# Congratulations Dirk-Greagus.. Proud breeders.



## Selena van Leeuwen (Mar 29, 2006)

Van Leeuwens Greagus ( Wibo x Anne ) from Dirk vd Brink, won today the selectioncontest/trial for the PH-II program to compete at the nationals KNPV at Eindhoven this year!!!! So after competing PH-I last year, he is one of the 12 contenders for the PH-II program this year. Greagus won the selection with 453 pnts out of the 455. Dirk competed and won several contests and never ever lost more than two points in the PH-I and PH-II program with Greagus. So we are very proud of Dirk and Greagus. WELL DONE AGAIN!!!!!\\/\\/=D>


----------



## Bob Scott (Mar 30, 2006)

Outstanding! Big congrats!


----------



## Evan Stuart (May 19, 2011)

Very awesome! Must be so proud, as you should be!


----------



## Jeff Wright (Mar 10, 2011)

That is impressive Selena!
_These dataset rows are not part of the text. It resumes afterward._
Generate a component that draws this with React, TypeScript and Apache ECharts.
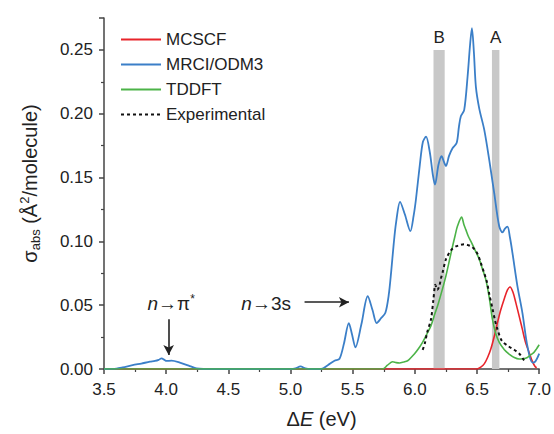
import React, { useEffect, useRef } from "react";
import * as echarts from "echarts";

const seriesNames = ["MCSCF", "MRCI/ODM3", "TDDFT", "Experimental"];

const mcscf: [number, number][] = [
  [3.5, 0], [6.5, 0], [6.53, 0.0015], [6.558, 0.004], [6.585, 0.009], [6.611, 0.0156],
  [6.64, 0.026], [6.665, 0.0365], [6.69, 0.046], [6.718, 0.0547], [6.745, 0.062],
  [6.766, 0.0643], [6.79, 0.06], [6.812, 0.052], [6.84, 0.041], [6.865, 0.031],
  [6.89, 0.021], [6.919, 0.013], [6.945, 0.006], [6.967, 0.002], [6.98, 0.001],
];

const mrci: [number, number][] = [
  [3.5, 0], [3.6, 0.0003], [3.65, 0.0012], [3.73, 0.003], [3.8, 0.0043], [3.87, 0.0057],
  [3.91, 0.0063], [3.94, 0.0072], [3.963, 0.0084], [3.985, 0.0072], [4.003, 0.0063],
  [4.043, 0.0065], [4.11, 0.005], [4.19, 0.0023], [4.244, 0.0004], [4.3, 0], [5.0, 0],
  [5.04, 0.0005], [5.08, 0.002], [5.12, 0.0005], [5.16, 0], [5.247, 0], [5.3, 0.003],
  [5.354, 0.0065], [5.394, 0.008], [5.43, 0.02], [5.469, 0.036], [5.495, 0.027],
  [5.522, 0.017], [5.57, 0.035], [5.621, 0.057], [5.66, 0.046], [5.693, 0.036],
  [5.73, 0.04], [5.763, 0.044], [5.79, 0.058], [5.809, 0.0755], [5.83, 0.098],
  [5.849, 0.1146], [5.881, 0.131], [5.92, 0.121], [5.964, 0.108], [5.99, 0.12],
  [6.009, 0.133], [6.04, 0.16], [6.065, 0.178], [6.09, 0.182], [6.12, 0.17],
  [6.145, 0.152], [6.162, 0.1445], [6.19, 0.16], [6.215, 0.1667], [6.235, 0.162],
  [6.25, 0.159], [6.275, 0.167], [6.303, 0.173], [6.336, 0.177], [6.355, 0.19],
  [6.37, 0.198], [6.397, 0.203], [6.424, 0.229], [6.445, 0.255], [6.459, 0.267],
  [6.475, 0.248], [6.491, 0.221], [6.518, 0.204], [6.558, 0.1875], [6.598, 0.164],
  [6.638, 0.138], [6.678, 0.112], [6.705, 0.107], [6.725, 0.11], [6.745, 0.1115],
  [6.765, 0.103], [6.785, 0.091], [6.825, 0.065], [6.865, 0.044], [6.905, 0.018],
  [6.945, 0.005], [6.97, 0.006], [7.0, 0.012],
];

const tddft: [number, number][] = [
  [3.5, 0], [5.74, 0], [5.78, 0.003], [5.822, 0.0057], [5.85, 0.005], [5.876, 0.0047],
  [5.91, 0.0055], [5.942, 0.0065], [5.97, 0.009], [5.996, 0.0117], [6.03, 0.016],
  [6.063, 0.021], [6.1, 0.028], [6.13, 0.034], [6.16, 0.043], [6.183, 0.0495],
  [6.22, 0.062], [6.25, 0.073], [6.28, 0.086], [6.303, 0.096], [6.325, 0.105],
  [6.343, 0.112], [6.376, 0.119], [6.395, 0.113], [6.411, 0.109], [6.43, 0.104],
  [6.451, 0.1], [6.485, 0.093], [6.518, 0.086], [6.545, 0.078], [6.571, 0.07],
  [6.6, 0.055], [6.624, 0.039], [6.65, 0.028], [6.678, 0.021], [6.72, 0.015],
  [6.758, 0.0117], [6.8, 0.009], [6.838, 0.0078], [6.87, 0.008], [6.905, 0.009],
  [6.93, 0.011], [6.958, 0.013], [6.98, 0.016], [7.0, 0.019],
];

const experimental: [number, number][] = [
  [6.063, 0.015], [6.08, 0.02], [6.1, 0.029], [6.13, 0.039], [6.15, 0.055], [6.165, 0.066],
  [6.18, 0.062], [6.197, 0.065], [6.21, 0.071], [6.223, 0.0755], [6.25, 0.086],
  [6.277, 0.091], [6.3, 0.094], [6.33, 0.096], [6.36, 0.097], [6.397, 0.0977],
  [6.43, 0.097], [6.455, 0.096], [6.478, 0.094], [6.505, 0.09], [6.531, 0.083],
  [6.555, 0.076], [6.58, 0.068], [6.6, 0.058], [6.625, 0.047], [6.645, 0.038],
  [6.665, 0.031], [6.7, 0.022], [6.75, 0.018], [6.8, 0.015], [6.84, 0.012],
  [6.87, 0.008], [6.89, 0.005],
];

// shaded bands: [label, from, to, top]
const bands: [string, number, number, number][] = [
  ["B", 6.15, 6.24, 0.25],
  ["A", 6.62, 6.68, 0.25],
];

// annotation texts: [text, x, y]
const notes: [string, number, number][] = [
  ["{i|n}{t|→π}{s|*}", 4.04, 0.051],
  ["{i|n}{t|→3s}", 4.804, 0.051],
];

// arrows: [x1, y1, x2, y2]
const arrows: [number, number, number, number][] = [
  [4.02, 0.039, 4.02, 0.011],
  [5.113, 0.0523, 5.47, 0.0523],
];

const FONT = 'Arial, "Liberation Sans", Helvetica, sans-serif';
const TXT = "#222";
const AX = "#444";

export default function App() {
  const ref = useRef<HTMLDivElement>(null);
  useEffect(() => {
    if (!ref.current) return;
    const chart = echarts.init(ref.current, null, { renderer: "svg" });
    const noteRich = {
      i: { fontStyle: "italic", fontSize: 19, color: TXT, fontFamily: FONT },
      t: { fontSize: 19, color: TXT, fontFamily: FONT },
      s: { fontSize: 12, color: TXT, fontFamily: FONT, verticalAlign: "top", lineHeight: 22 },
    };
    chart.setOption({
      animation: false,
      textStyle: { fontFamily: FONT },
      grid: { left: 104, right: 14, top: 18, bottom: 64, containLabel: false },
      legend: {
        orient: "vertical",
        left: 115,
        top: 26,
        itemWidth: 40,
        itemHeight: 14,
        itemGap: 8,
        itemStyle: { opacity: 0 },
        textStyle: { fontSize: 17, color: TXT, fontFamily: FONT },
        data: seriesNames,
      },
      xAxis: {
        type: "value",
        min: 3.5,
        max: 7,
        interval: 0.5,
        name: "{d|Δ}{i|E} (eV)",
        nameLocation: "middle",
        nameGap: 40,
        nameTextStyle: {
          fontSize: 20,
          color: TXT,
          fontFamily: FONT,
          rich: {
            d: { fontSize: 20, color: TXT, fontFamily: FONT },
            i: { fontSize: 20, color: TXT, fontStyle: "italic", fontFamily: FONT },
          },
        },
        axisLine: { lineStyle: { color: AX, width: 1.5 } },
        axisTick: { length: 5, lineStyle: { color: AX, width: 1.5 } },
        minorTick: { show: true, splitNumber: 2, length: 3, lineStyle: { color: AX, width: 1.2 } },
        splitLine: { show: false },
        axisLabel: {
          formatter: (v: number) => v.toFixed(1),
          fontSize: 17,
          color: TXT,
          margin: 12,
          fontFamily: FONT,
        },
      },
      yAxis: {
        type: "value",
        min: 0,
        max: 0.275,
        interval: 0.05,
        name: "{g|σ}{sub|abs} {g|(Å}{sup|2}{g|/molecule)}",
        nameLocation: "middle",
        nameGap: 62,
        nameRotate: 90,
        nameTextStyle: {
          fontSize: 20,
          color: TXT,
          fontFamily: FONT,
          padding: [0, 0, 0, 20],
          rich: {
            g: { fontSize: 20, color: TXT, fontFamily: FONT, lineHeight: 24 },
            sub: { fontSize: 13, color: TXT, fontFamily: FONT, verticalAlign: "bottom", lineHeight: 24 },
            sup: { fontSize: 13, color: TXT, fontFamily: FONT, verticalAlign: "top", lineHeight: 24 },
          },
        },
        axisLine: { show: true, lineStyle: { color: AX, width: 1.5 } },
        axisTick: { show: true, length: 5, lineStyle: { color: AX, width: 1.5 } },
        minorTick: { show: true, splitNumber: 2, length: 3, lineStyle: { color: AX, width: 1.2 } },
        splitLine: { show: false },
        axisLabel: {
          formatter: (v: number) => v.toFixed(2),
          fontSize: 17,
          color: TXT,
          margin: 11,
          showMaxLabel: false,
          fontFamily: FONT,
        },
      },
      series: [
        {
          name: "MCSCF",
          type: "line",
          data: mcscf,
          symbol: "none",
          smooth: 0.3,
          lineStyle: { color: "#e8242b", width: 1.6 },
          itemStyle: { color: "#e8242b" },
          z: 3,
        },
        {
          name: "MRCI/ODM3",
          type: "line",
          data: mrci,
          symbol: "none",
          smooth: 0.3,
          lineStyle: { color: "#3b7fc8", width: 1.8 },
          itemStyle: { color: "#3b7fc8" },
          z: 3,
        },
        {
          name: "TDDFT",
          type: "line",
          data: tddft,
          symbol: "none",
          smooth: 0.3,
          lineStyle: { color: "#4cb348", width: 1.6 },
          itemStyle: { color: "#4cb348" },
          z: 3,
        },
        {
          name: "Experimental",
          type: "line",
          data: experimental,
          symbol: "none",
          smooth: 0.3,
          lineStyle: { color: "#111", width: 2, type: [3, 3] },
          itemStyle: { color: "#111" },
          z: 4,
        },
        {
          name: "annotations",
          type: "line",
          data: [],
          symbol: "none",
          z: 1,
          markArea: {
            silent: true,
            itemStyle: { color: "#c8c8c8" },
            label: {
              show: true,
              position: "top",
              distance: 4,
              fontSize: 17,
              color: TXT,
              fontFamily: FONT,
            },
            data: bands.map(([name, a, b, top]) => [
              { name, coord: [a, 0] },
              { coord: [b, top] },
            ]),
          },
          markLine: {
            silent: true,
            symbol: ["none", "arrow"],
            symbolSize: [8, 10],
            lineStyle: { color: "#222", width: 1.6, type: "solid" },
            label: { show: false },
            data: arrows.map(([x1, y1, x2, y2]) => [
              { coord: [x1, y1] },
              { coord: [x2, y2] },
            ]),
          },
          markPoint: {
            silent: true,
            symbol: "rect",
            symbolSize: 0,
            label: {
              show: true,
              position: "inside",
              formatter: (p: any) => p.name,
              rich: noteRich,
            },
            data: notes.map(([text, x, y]) => ({ name: text, coord: [x, y] })),
          },
        },
      ],
    });
    return () => chart.dispose();
  }, []);
  return (
    <div
      ref={ref}
      style={{ position: "absolute", left: 0, top: 0, width: 554, height: 434, background: "#fff" }}
    />
  );
}
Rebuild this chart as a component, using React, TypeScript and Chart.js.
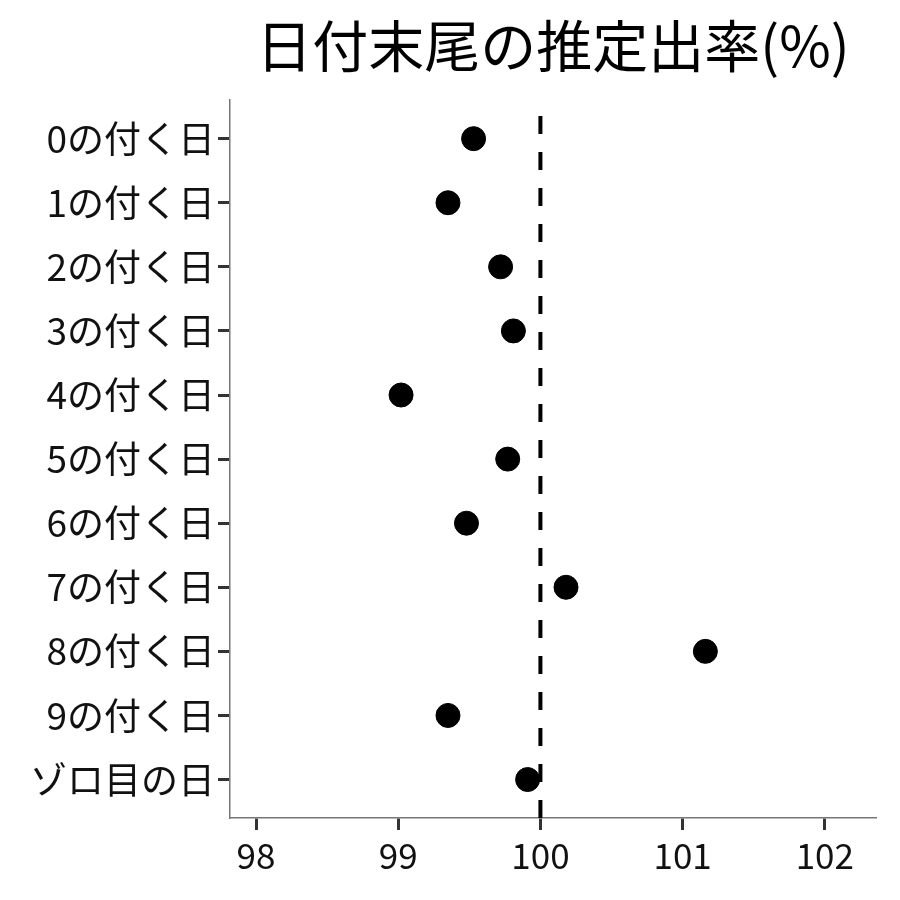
import React, { useEffect, useRef } from "react";
import { Chart, registerables } from "chart.js";

Chart.register(...registerables);

const TITLE = "日付末尾の推定出率(%)";
const categories = [
  "0の付く日",
  "1の付く日",
  "2の付く日",
  "3の付く日",
  "4の付く日",
  "5の付く日",
  "6の付く日",
  "7の付く日",
  "8の付く日",
  "9の付く日",
  "ゾロ目の日",
];
const rates = [99.53, 99.35, 99.72, 99.81, 99.02, 99.77, 99.48, 100.18, 101.16, 99.35, 99.91];
const xTicks = [98, 99, 100, 101, 102];
const refValue = 100;

const FONT = "'Noto Sans CJK JP', 'Noto Sans', sans-serif";

export default function App() {
  const ref = useRef<HTMLCanvasElement | null>(null);
  useEffect(() => {
    if (!ref.current) return;
    const n = categories.length;
    const chart = new Chart(ref.current, {
      type: "scatter",
      data: {
        datasets: [
          {
            type: "line",
            data: [
              { x: refValue, y: n - 1 + 0.6 },
              { x: refValue, y: -0.6 },
            ],
            borderColor: "#000",
            borderWidth: 4,
            borderDash: [18, 18],
            borderCapStyle: "butt",
            pointRadius: 0,
            fill: false,
          } as any,
          {
            data: rates.map((v, i) => ({ x: v, y: i })),
            backgroundColor: "#000",
            borderColor: "#000",
            pointRadius: 12,
            pointHoverRadius: 12,
          },
        ],
      },
      options: {
        responsive: false,
        animation: false,
        layout: { padding: { left: 0, right: 24, top: 0, bottom: 0 } },
        plugins: {
          legend: { display: false },
          tooltip: { enabled: false },
          title: {
            display: true,
            text: TITLE,
            fullSize: false,
            color: "#000",
            font: { family: FONT, size: 56, weight: "normal", lineHeight: 1.2 },
            padding: { top: 12, bottom: 21 },
          },
        },
        scales: {
          x: {
            type: "linear",
            min: 97.817,
            max: 102.36,
            afterBuildTicks: (s: any) => {
              s.ticks = xTicks.map((v) => ({ value: v }));
            },
            afterFit: (s: any) => {
              s.height = 82;
            },
            grid: {
              drawOnChartArea: false,
              tickLength: 12,
              tickColor: "#333",
              tickWidth: 3,
            },
            border: { color: "#777", width: 1.5 },
            ticks: {
              color: "#111",
              font: { family: FONT, size: 35 },
              padding: 5,
              maxRotation: 0,
            },
          },
          y: {
            type: "linear",
            min: -0.6,
            max: n - 1 + 0.6,
            reverse: true,
            afterBuildTicks: (s: any) => {
              s.ticks = categories.map((_, i) => ({ value: i }));
            },
            afterFit: (s: any) => {
              s.width = 230;
            },
            grid: {
              drawOnChartArea: false,
              tickLength: 12,
              tickColor: "#333",
              tickWidth: 3,
            },
            border: { color: "#777", width: 1.5 },
            ticks: {
              color: "#111",
              font: { family: FONT, size: 37 },
              padding: 3,
              callback: (v: any) => categories[Number(v)] ?? "",
            },
          },
        },
      },
    });
    return () => chart.destroy();
  }, []);
  return (
    <div style={{ position: "fixed", left: 0, top: 0, width: 900, height: 900, background: "#fff" }}>
      <canvas ref={ref} width={900} height={900} />
    </div>
  );
}
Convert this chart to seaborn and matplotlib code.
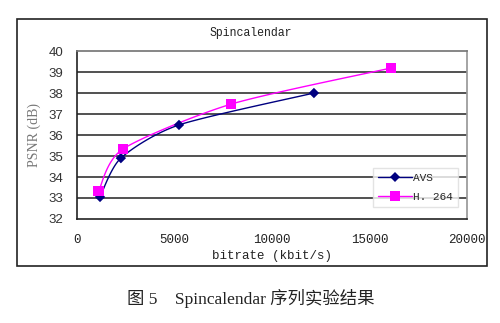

Congrats !


----------



## Fokke Krottje (Apr 12, 2011)

Hi Selena & Dick,

I have seen Dirk with Greagus several times in training, games, examination.

The combination is great and the dog is an very high calibre shepherd.

For the combination and the breeders an big salute.

sportive greets,
fokke Krottje,
www.fokrohof.nl


----------